Y claro, si bien se mira, un trabajo decente posibilita en buena medida la consciencia de que uno vive sin permiso, de que uno es libre. Y la cuestión entonces pasa a ser la de cómo podría recuperarse esa libertad, esa autonomía, esa vida sin permiso. Recomponer un pacto social implícito como el que se dio tras la II Guerra Mundial no parece hoy viable al menos en el corto y medio plazo en los países occidentales en atención a la debilidad estructural y carencia de unidad y consciencia de clase de los trabajadores consecuencia de la terciarización, el ascenso del precariado, la creciente disminución del poder sindical así como las dificultades para llevar a cabo políticas nacionales de corte social por parte de los estados nacionales en el marco de una economía internacional más globalizada. Dicho de otra manera, la recuperación de la “solución” que a los negativos efectos que sobre la vida de los trabajadores tuvieron la primera y segunda revoluciones industriales, la producción en masa en el sistema fabril y la creación de mercados nacionales de trabajo, en forma de lo que con el tiempo se ha venido en denominar trabajo decente no parece hoy factible. Hay que buscar nuevas formas que posibiliten esa vida sin permiso de la que hablaba Marx.
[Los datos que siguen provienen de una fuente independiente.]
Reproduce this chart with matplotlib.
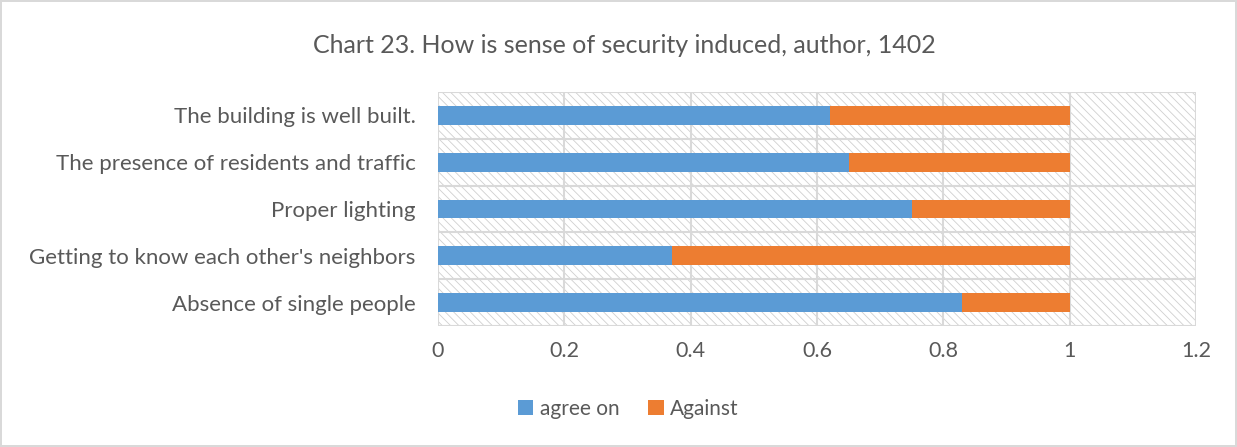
import matplotlib
matplotlib.use("Agg")
import matplotlib.pyplot as plt
from matplotlib.patches import Rectangle

categories = [
    "Absence of single people",
    "Getting to know each other's neighbors",
    "Proper lighting",
    "The presence of residents and traffic",
    "The building is well built.",
]
agree_on = [0.83, 0.37, 0.75, 0.65, 0.62]
against = [0.17, 0.63, 0.25, 0.35, 0.38]
x_ticks = [0, 0.2, 0.4, 0.6, 0.8, 1, 1.2]
x_tick_labels = ["0", "0.2", "0.4", "0.6", "0.8", "1", "1.2"]

TEXT = "#595959"
GRID = "#d9d9d9"
BLUE = "#5b9bd5"
ORANGE = "#ed7d31"

plt.rcParams["font.family"] = ["Lato", "DejaVu Sans"]
plt.rcParams["hatch.linewidth"] = 0.6
plt.rcParams["hatch.color"] = "#cfcfcf"

fig = plt.figure(figsize=(12.37, 4.47), dpi=100)
fig.patch.set_facecolor("white")
fig.patch.set_edgecolor(GRID)
fig.patch.set_linewidth(1.5)

ax = fig.add_axes([0.3541, 0.2707, 0.6128, 0.5235])
ax.set_xlim(0, 1.2)
ax.set_ylim(-0.5, len(categories) - 0.5)

# hatched plot-area background
ax.add_patch(Rectangle((0, 0), 1, 1, transform=ax.transAxes, facecolor="white",
                       edgecolor="#cfcfcf", hatch="\\\\\\\\", linewidth=0, zorder=0))

# gridlines: vertical at ticks, horizontal between categories
for xv in x_ticks:
    ax.axvline(xv, color=GRID, linewidth=1.5, zorder=1)
for k in range(len(categories) + 1):
    ax.axhline(k - 0.5, color=GRID, linewidth=1.5, zorder=1)

ys = list(range(len(categories)))
ax.barh(ys, agree_on, height=0.4, color=BLUE, label="agree on", zorder=3)
ax.barh(ys, against, left=agree_on, height=0.4, color=ORANGE, label="Against", zorder=3)

ax.set_yticks(ys)
ax.set_yticklabels(categories, fontsize=16, color=TEXT)
ax.set_xticks(x_ticks)
ax.set_xticklabels(x_tick_labels, fontsize=15.5, color=TEXT)
ax.tick_params(axis="both", length=0)
ax.tick_params(axis="y", pad=16)
ax.tick_params(axis="x", pad=11)
for s in ax.spines.values():
    s.set_visible(False)

fig.text(0.505, 0.899, "Chart 23. How is sense of security induced, author, 1402",
         ha="center", va="center", fontsize=18, color=TEXT)

handles, labels = ax.get_legend_handles_labels()
fig.legend(handles, labels, loc="center", bbox_to_anchor=(0.508, 0.085), ncol=2,
           frameon=False, fontsize=15, labelcolor=TEXT, handlelength=0.75,
           handleheight=0.75, handletextpad=0.3, columnspacing=1.4)

fig.savefig("out.png", dpi=100, facecolor=fig.get_facecolor(), edgecolor=fig.get_edgecolor())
Y aquí, uno de los puntos de partida está con seguridad en la reivindicación y consecución de una renta básica de ciudadanía, una renta mínima a la que todo ciudadano tendría derecho que le permitiera sobrevivir sin permiso sin necesidad de trabajar. La razón es obvia: en la medida que los individuos tuviesen acceso a esa renta sustitutiva en cierto grado de las rentas del trabajo, se verían atenuadas su miedo y angustia ante el futuro y por ende su necesidad de sometimiento a la autoridad y jerarquía internas de las empresas, por lo que estas se verían obligas a ofertar puestos de trabajo decentes y dignos.

 


[1]La diferencia entre “seguridad del empleo” y “seguridad en el empleo” es -dice Standing- vital. Entre 2008 y 2010, 30 empleados de France Telecom se suicidaron . De los 66000 empleados más de 2/3 tenían seguridad de empleo pues sus contratos eran indefinidos . Pero la dirección les sometió  a una sistemática inseguridad en el empleo mediante un programa denominado “Tiempo de cambiar” que les obligaba a cambiar de despachos y tareas abruptamente cada pocos años. Los suicidios se achacaron al stress resultante del mismo.
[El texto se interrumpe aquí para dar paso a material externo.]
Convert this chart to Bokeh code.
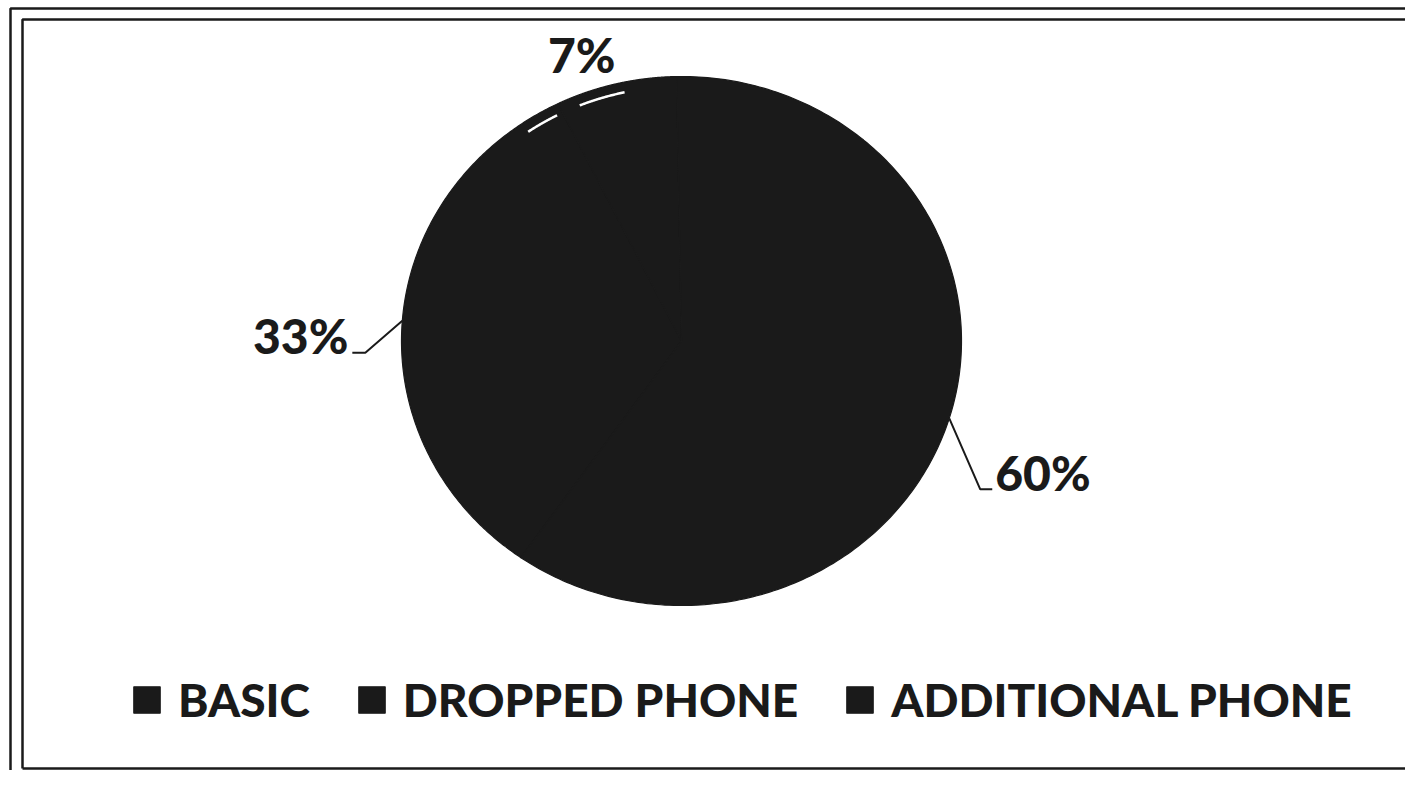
import numpy as np
from bokeh.plotting import figure
from bokeh.models import ColumnDataSource, Range1d, Legend, LegendItem
from bokeh.core.properties import value
from bokeh.embed import file_html
from bokeh.resources import INLINE

# ---------------- data ----------------
categories = ["BASIC", "DROPPED PHONE", "ADDITIONAL PHONE"]
shares = [33, 7, 60]
pct_labels = ["33%", "7%", "60%"]

# ---------------- layout / style ----------------
W, H = 1405, 770
CX, CY = 681, 340.5
RX, RY = 280, 264.5
FIRST_ANGLE = 215.0          # degrees, clockwise from 12 o'clock
PIE_COLOR = "#1a1a1a"
INK = "#1a1a1a"
FONT = "Lato Black"
LABEL_SIZE = "48px"
LEGEND_SIZE = "46px"

# label placement relative to each slice's rim point (pixels, y down)
label_text_offset = [(-54, 15), (-34, -29), (46, 54)]
label_align = ["right", "center", "left"]
leader_offsets = [[(0, 0), (-37, 32), (-50, 32)], None, [(0, 0), (31, 71), (43, 71)]]

p = figure(width=W, height=H, output_backend="svg", toolbar_location=None,
           x_range=Range1d(0, W), y_range=Range1d(H, 0),
           x_axis_type=None, y_axis_type=None, min_border=0,
           outline_line_color=None, background_fill_color="white",
           border_fill_color="white")
p.grid.visible = False

# frame rules (double border, open to the right)
p.multi_line([[10, 10, W + 50], [22, 22, W + 50], [22, W + 50]],
             [[H + 50, 8, 8], [768, 19, 19], [768, 768]],
             line_color=INK, line_width=2.5)

# ---------------- pie slices ----------------
total = float(sum(shares))
xs_list, ys_list, mids, bounds = [], [], [], []
a = FIRST_ANGLE
for s in shares:
    span = 360.0 * s / total
    th = np.radians(np.linspace(a, a + span, 240))
    xs_list.append(np.concatenate([[CX], CX + RX * np.sin(th)]).tolist())
    ys_list.append(np.concatenate([[CY], CY - RY * np.cos(th)]).tolist())
    mids.append(a + span / 2)
    bounds.append((a, a + span))
    a += span

src = ColumnDataSource(dict(xs=xs_list, ys=ys_list, cat=categories,
                            color=[PIE_COLOR] * len(categories)))
pie = p.patches("xs", "ys", source=src, fill_color="color",
                line_color="color", line_width=1.2)

# faint white sheen near the rim around the BASIC / DROPPED boundary
b = bounds[0][1]
sheen = []
for a0, a1 in [(b - 8.5, b - 1.3), (b + 4.0, b + 14.0)]:
    th = np.radians(np.linspace(a0, a1, 40))
    sheen.append((CX + 0.962 * RX * np.sin(th), CY - 0.962 * RY * np.cos(th)))
p.multi_line([s[0].tolist() for s in sheen], [s[1].tolist() for s in sheen],
             line_color="white", line_width=2.5)

# ---------------- data labels ----------------
for i, m in enumerate(mids):
    t = np.radians(m)
    rx0 = CX + RX * np.sin(t)
    ry0 = CY - RY * np.cos(t)
    if leader_offsets[i] is not None:
        p.line([rx0 + d[0] for d in leader_offsets[i]],
               [ry0 + d[1] for d in leader_offsets[i]],
               line_color=INK, line_width=2)
    p.text(x=[rx0 + label_text_offset[i][0]], y=[ry0 + label_text_offset[i][1]],
           text=[pct_labels[i]], text_align=label_align[i],
           text_baseline="alphabetic", text_color=INK,
           text_font=value(FONT), text_font_size=LABEL_SIZE,
           text_font_style="normal")

# ---------------- legend ----------------
items = [LegendItem(label=c, renderers=[pie], index=i) for i, c in enumerate(categories)]
legend = Legend(items=items, orientation="horizontal", location=(130, 43),
                glyph_width=33, glyph_height=33, label_standoff=15, spacing=45,
                padding=0, margin=0, border_line_color=None,
                background_fill_alpha=0,
                label_text_font=FONT, label_text_font_size=LEGEND_SIZE,
                label_text_font_style="normal", label_text_color=INK)
p.add_layout(legend)

open("out.html", "w").write(file_html(p, INLINE))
[2]Si bien hay también algunos que ya sea por sus preferencias particulares o por recurso al conocido mecanismo psicológico de “hacer de la necesidad virtud”, defienden la flexibilidad laboral y la consiguiente inseguridad como una conquista más de la modernidad, como una liberación de las rutinas y monotonías de las “viejas” relaciones laborales.
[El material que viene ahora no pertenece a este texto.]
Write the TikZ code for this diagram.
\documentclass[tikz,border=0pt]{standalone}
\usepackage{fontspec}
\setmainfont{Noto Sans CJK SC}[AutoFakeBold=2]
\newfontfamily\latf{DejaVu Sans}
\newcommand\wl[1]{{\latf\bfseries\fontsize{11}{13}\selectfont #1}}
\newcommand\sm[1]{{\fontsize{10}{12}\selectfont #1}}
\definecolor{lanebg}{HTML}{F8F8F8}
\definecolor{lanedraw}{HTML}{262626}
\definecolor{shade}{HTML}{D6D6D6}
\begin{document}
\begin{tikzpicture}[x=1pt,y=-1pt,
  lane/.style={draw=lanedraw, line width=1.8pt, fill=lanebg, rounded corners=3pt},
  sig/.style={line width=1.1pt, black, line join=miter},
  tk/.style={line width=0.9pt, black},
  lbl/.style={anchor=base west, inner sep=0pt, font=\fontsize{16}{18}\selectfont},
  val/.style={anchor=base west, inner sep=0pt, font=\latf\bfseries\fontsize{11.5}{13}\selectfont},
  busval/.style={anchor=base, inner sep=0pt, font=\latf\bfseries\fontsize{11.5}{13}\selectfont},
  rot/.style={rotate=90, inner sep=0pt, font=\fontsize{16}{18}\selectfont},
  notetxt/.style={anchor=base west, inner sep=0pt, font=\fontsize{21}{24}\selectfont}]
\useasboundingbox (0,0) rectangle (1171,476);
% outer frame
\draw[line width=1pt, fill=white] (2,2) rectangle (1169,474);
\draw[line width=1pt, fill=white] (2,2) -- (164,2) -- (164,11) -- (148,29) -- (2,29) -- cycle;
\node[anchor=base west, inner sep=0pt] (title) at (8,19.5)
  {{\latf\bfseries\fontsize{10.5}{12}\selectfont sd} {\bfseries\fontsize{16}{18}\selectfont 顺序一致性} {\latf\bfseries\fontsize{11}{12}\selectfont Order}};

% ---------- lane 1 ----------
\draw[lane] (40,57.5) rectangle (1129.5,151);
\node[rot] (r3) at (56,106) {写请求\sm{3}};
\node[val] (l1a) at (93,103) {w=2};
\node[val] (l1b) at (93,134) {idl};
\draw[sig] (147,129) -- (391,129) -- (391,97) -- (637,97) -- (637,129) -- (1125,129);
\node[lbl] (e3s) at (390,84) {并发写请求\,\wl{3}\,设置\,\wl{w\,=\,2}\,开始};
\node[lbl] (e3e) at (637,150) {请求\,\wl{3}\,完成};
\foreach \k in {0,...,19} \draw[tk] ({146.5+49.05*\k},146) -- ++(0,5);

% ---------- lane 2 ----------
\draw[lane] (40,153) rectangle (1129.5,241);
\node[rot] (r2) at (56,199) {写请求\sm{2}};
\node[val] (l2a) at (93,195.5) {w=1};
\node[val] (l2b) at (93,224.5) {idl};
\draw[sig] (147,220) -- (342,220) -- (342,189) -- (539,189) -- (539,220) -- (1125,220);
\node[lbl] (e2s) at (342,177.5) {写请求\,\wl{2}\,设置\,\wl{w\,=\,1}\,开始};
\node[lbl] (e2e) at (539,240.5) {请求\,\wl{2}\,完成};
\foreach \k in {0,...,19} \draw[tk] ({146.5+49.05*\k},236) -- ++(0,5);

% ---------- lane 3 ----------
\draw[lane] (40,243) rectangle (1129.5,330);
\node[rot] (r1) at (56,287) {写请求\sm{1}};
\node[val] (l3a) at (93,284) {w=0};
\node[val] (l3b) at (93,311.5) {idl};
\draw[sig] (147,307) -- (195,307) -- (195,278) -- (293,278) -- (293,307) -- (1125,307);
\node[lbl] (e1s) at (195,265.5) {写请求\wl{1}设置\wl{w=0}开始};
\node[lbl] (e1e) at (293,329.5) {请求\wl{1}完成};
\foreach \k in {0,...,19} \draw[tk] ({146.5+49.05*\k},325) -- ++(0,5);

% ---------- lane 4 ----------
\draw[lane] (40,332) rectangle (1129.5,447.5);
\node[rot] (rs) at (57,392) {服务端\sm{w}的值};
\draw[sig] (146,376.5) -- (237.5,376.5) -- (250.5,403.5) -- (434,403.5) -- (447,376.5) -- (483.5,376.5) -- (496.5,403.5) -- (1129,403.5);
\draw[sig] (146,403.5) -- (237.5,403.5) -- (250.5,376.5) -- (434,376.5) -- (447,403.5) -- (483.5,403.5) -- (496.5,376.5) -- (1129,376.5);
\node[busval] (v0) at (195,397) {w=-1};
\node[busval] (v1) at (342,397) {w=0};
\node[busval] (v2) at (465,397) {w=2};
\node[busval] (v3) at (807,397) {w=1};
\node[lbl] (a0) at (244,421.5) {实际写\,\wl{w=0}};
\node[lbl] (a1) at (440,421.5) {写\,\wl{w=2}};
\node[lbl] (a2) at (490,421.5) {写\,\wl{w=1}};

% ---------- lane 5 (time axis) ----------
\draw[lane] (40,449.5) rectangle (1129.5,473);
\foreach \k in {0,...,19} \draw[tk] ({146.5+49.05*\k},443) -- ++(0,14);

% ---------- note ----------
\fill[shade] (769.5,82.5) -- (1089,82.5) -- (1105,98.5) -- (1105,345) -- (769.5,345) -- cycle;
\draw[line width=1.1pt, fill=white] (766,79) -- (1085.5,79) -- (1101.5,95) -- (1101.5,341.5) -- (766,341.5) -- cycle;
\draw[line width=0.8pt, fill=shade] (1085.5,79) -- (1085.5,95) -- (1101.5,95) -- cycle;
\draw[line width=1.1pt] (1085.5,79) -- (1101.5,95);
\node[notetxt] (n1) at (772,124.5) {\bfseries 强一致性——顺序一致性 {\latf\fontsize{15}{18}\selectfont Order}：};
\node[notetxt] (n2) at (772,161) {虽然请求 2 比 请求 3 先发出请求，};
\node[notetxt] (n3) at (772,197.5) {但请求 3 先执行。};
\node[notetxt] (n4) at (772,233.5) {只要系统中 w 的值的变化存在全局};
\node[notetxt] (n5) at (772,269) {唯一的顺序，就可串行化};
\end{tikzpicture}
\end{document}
[3]El supuesto habitual de la teoría económica es que, psicológicamente, los individuos se caracterizan por lo general por tener una aversión absoluta al riesgo positiva y decreciente en función de la riqueza, es decir, que conforme más ricos si bien siguen siendo adversos frente al riesgo  su aversión al mismo decrece.

[4]La que se conoce como Teoría Económica Neoclásica, que arrancando en la obra de Adam Smith en el siglo XVIII, se desarrolla a finales del siglo XIX y el siglo XX de la mana de economistas de la talla de Malthus, Jevons, Walras, Pareto, Marshall, Pigou, Hicks, Samuelson y Solow entre otros muchos

[5]Ese “defecto” llega, con el tiempo, el esfuerzo y el estudio, a ser “constitutivo” de la identidad personal. Y es que nunca tuvo más razón Margaret Thatcher, la “dama de hierro” neoliberal, como cuando afirmó que : “la Economía es el método. El objetivo es cambiar el alma”

[6]O sea, no indirecta, no mediada por el mercado.

[7]El “jefe” de un Departamento universitario que es donde los economistas académicos desarrollan sus vidas laborales, no es un jefe a la usanza de los jefes de las empresas que operan en los mercados reales, es un “primum inter pares” cuyos poderes de amenaza y castigo disciplinarios están por lo general y en comparación con esos otros jefes muy disminuidos.